If they had used some other alternative — say 0.75% — then that would have been pretty arbitrary I’d say, and people would rightly ask where that figure had come from.
So I disagree it’s “worthless”. 🙂 It shows how much money is potentially lost to fees, and how much there is to play for.
Perhaps a future video will set out an alternate regime.
Of course Monevator readers can use the SIPP data in our broker table to get a feel for costs which I don’t think need to be wildly above 0.5%, given many offer a fixed cost SIPP charge. But I’m not the maven on Monevator on costs, we’d have to hear from my co-blogger.
Cheers for sharing your thoughts!
30% profits stood out for me
@qpop (comment 10), Far from all index fund have a name that reflects this. For example, look at morningstar.se (swedish) i am able to get a list of the funds that morningstar considers index funds. Looking at that list not even half of the funds have any indication of their nature as index funds in their name.

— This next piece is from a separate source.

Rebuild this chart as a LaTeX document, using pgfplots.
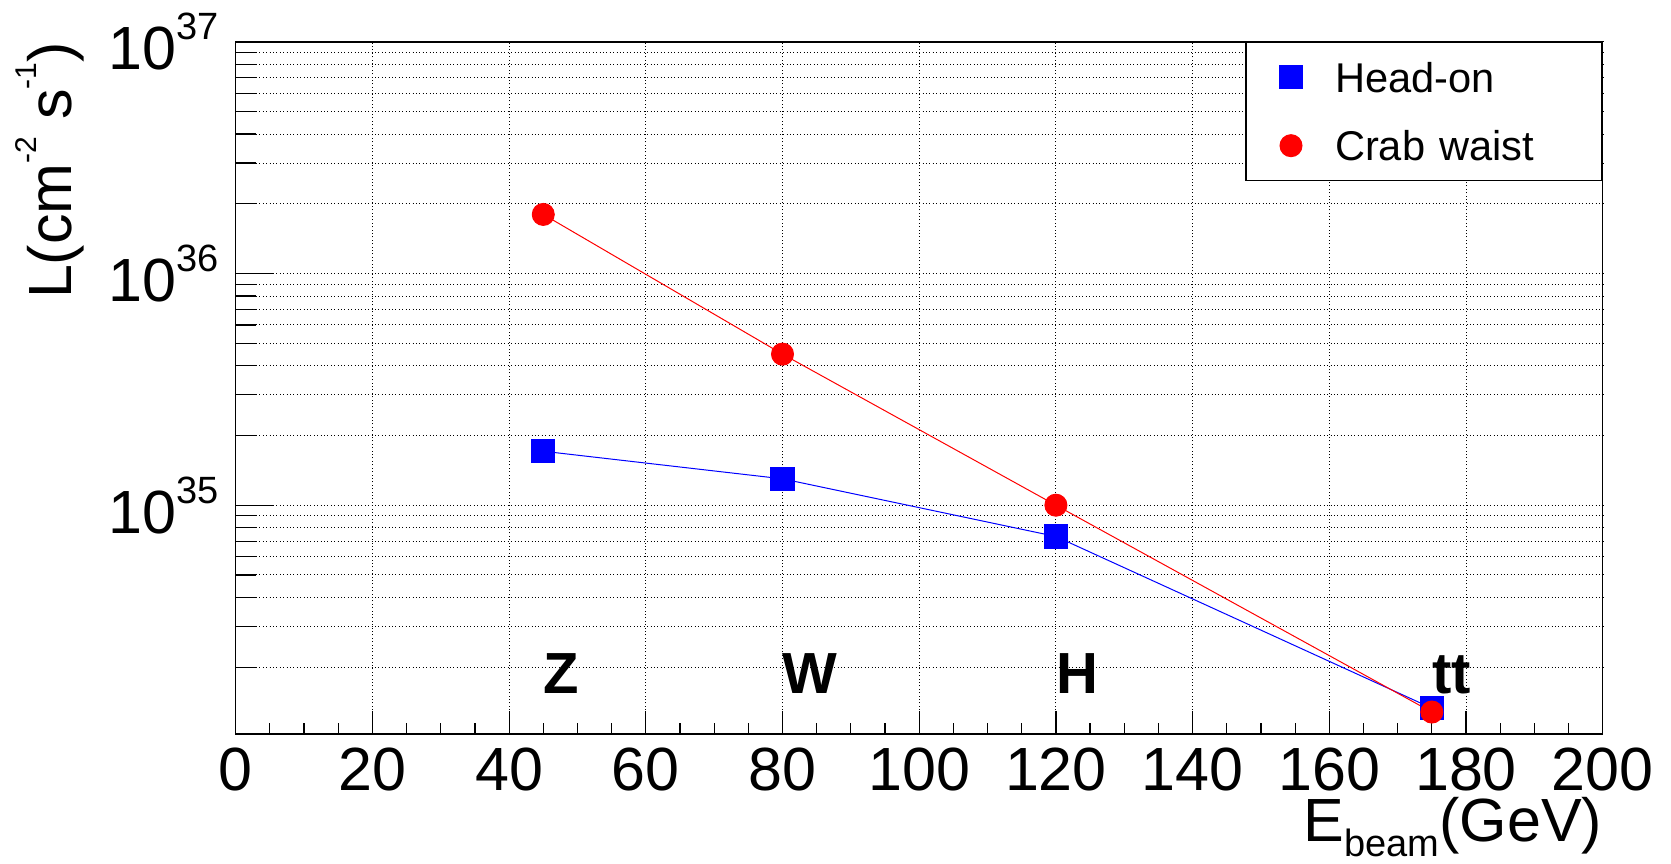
\documentclass[border=0pt]{standalone}
\usepackage{fontspec}
\setmainfont{Liberation Sans}
\usepackage{pgfplots}
\pgfplotsset{compat=1.18}
\usetikzlibrary{calc}

\newcommand{\sups}[1]{\raisebox{15pt}{\fontsize{19}{19}\selectfont #1}}
\newcommand{\lsups}[1]{\raisebox{17.5pt}{\fontsize{15}{15}\selectfont #1}}

\begin{document}
\begin{tikzpicture}
\begin{axis}[
  scale only axis, width=683.5pt, height=346pt,
  xmin=0, xmax=200, ymode=log, ymin=1.03e34, ymax=1e37,
  axis line style={black, line width=0.7pt},
  tick align=inside, xtick pos=left, ytick pos=left,
  xtick={0,20,...,200}, minor x tick num=3,
  ytick={1e35,1e36,1e37},
  yticklabels={10\sups{35}, 10\sups{36}, 10\sups{37}},
  minor ytick={2e34,3e34,4e34,5e34,6e34,7e34,8e34,9e34,
               2e35,3e35,4e35,5e35,6e35,7e35,8e35,9e35,
               2e36,3e36,4e36,5e36,6e36,7e36,8e36,9e36},
  xtick style={black, line width=0.6pt, /pgfplots/major tick length=11.7pt, /pgfplots/minor tick length=5.7pt},
  ytick style={black, line width=0.6pt, /pgfplots/major tick length=19pt, /pgfplots/minor tick length=10pt},
  /pgf/number format/assume math mode=true,
  tick label style={font=\fontsize{30.5}{30.5}\selectfont, inner sep=0pt},
  xticklabel style={anchor=north, yshift=-7pt},
  yticklabel style={anchor=east, xshift=-8.5pt},
  xmajorgrids, ymajorgrids, yminorgrids,
  major grid style={black, line width=0.5pt, dash pattern=on 0.5pt off 1.2pt},
  minor grid style={black, line width=0.5pt, dash pattern=on 0.5pt off 1.2pt},
  xlabel={E\raisebox{-7.5pt}{\fontsize{19}{19}\selectfont beam}(GeV)},
  xlabel style={at={(rel axis cs:1,-0.156)}, anchor=base east, inner sep=0pt, font=\fontsize{30.5}{30.5}\selectfont},
  ylabel={L(cm\lsups{-2} s\lsups{-1})},
  ylabel style={at={(rel axis cs:-0.11975,1)}, rotate=0, anchor=base east, inner sep=0pt, font=\fontsize{30.5}{30.5}\selectfont},
  legend cell align=left,
  legend style={at={(rel axis cs:1,1)}, anchor=north east, draw=black, line width=0.7pt, fill=white,
    inner xsep=11.5pt, inner ysep=6.35pt, row sep=12.2pt,
    font=\fontsize{20.8}{20.8}\selectfont,
    nodes={inner sep=0pt, text depth=0pt},
    /tikz/every odd column/.style={column sep=11pt},
    /tikz/column 2/.style={nodes={text width=122pt}}},
  legend image code/.code={\path[draw=none, fill=none] (-11pt,-11pt) rectangle (11pt,11pt); \draw[#1] plot coordinates {(0pt,0pt)};},
]
\addplot[blue, line width=0.5pt, mark=square*, mark size=5.8pt, mark options={fill=blue, draw=none}]
  coordinates {(45,1.71e35) (80,1.30e35) (120,7.33e34) (175,1.33e34)};
\addlegendentry{Head-on}
\addplot[red, line width=0.5pt, mark=*, mark size=5.5pt, mark options={fill=red, draw=none}]
  coordinates {(45,1.80e36) (80,4.49e35) (120,1.0e35) (175,1.28e34)};
\addlegendentry{Crab waist}
\node[anchor=base west, inner sep=0pt, font=\fontsize{29}{29}\selectfont\bfseries] at (axis cs:45,1.543e34) {Z};
\node[anchor=base west, inner sep=0pt, font=\fontsize{29}{29}\selectfont\bfseries] at (axis cs:80,1.543e34) {W};
\node[anchor=base west, inner sep=0pt, font=\fontsize{29}{29}\selectfont\bfseries] at (axis cs:120,1.543e34) {H};
\node[anchor=base west, inner sep=0pt, font=\fontsize{29}{29}\selectfont\bfseries] at (axis cs:175,1.543e34) {tt};
\end{axis}
\pgfresetboundingbox
\path ($(current axis.south west)+(-117.85pt,-64.5pt)$) rectangle ($(current axis.north east)+(34.15pt,21pt)$);
\end{tikzpicture}
\end{document}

Even if this list is not that accessible in all contries i would still argue that most index fund does not have anything in their name that reflects the fact that they are index funds. Some that say they are index funds, even in their names, might still not really be index funds.
This means that using the name would produce a quite small selection compared to at least what morningstar considers an index fund.
We really have to be carefull when choosing index funds!
I have a bit of an issue wrapping my head around this problem. A lot of index funds these days are getting fairly high valued. More and more investors seems to come to the conclusion that there will be a huge correction “any time now”. It’s still among the absolute cheapest funds i have access to.
The issue is if i should invest in this fund or something a bit more expensive but far lower valued.
What do you think?
@Patrik — I’ve replied to this on your other comment.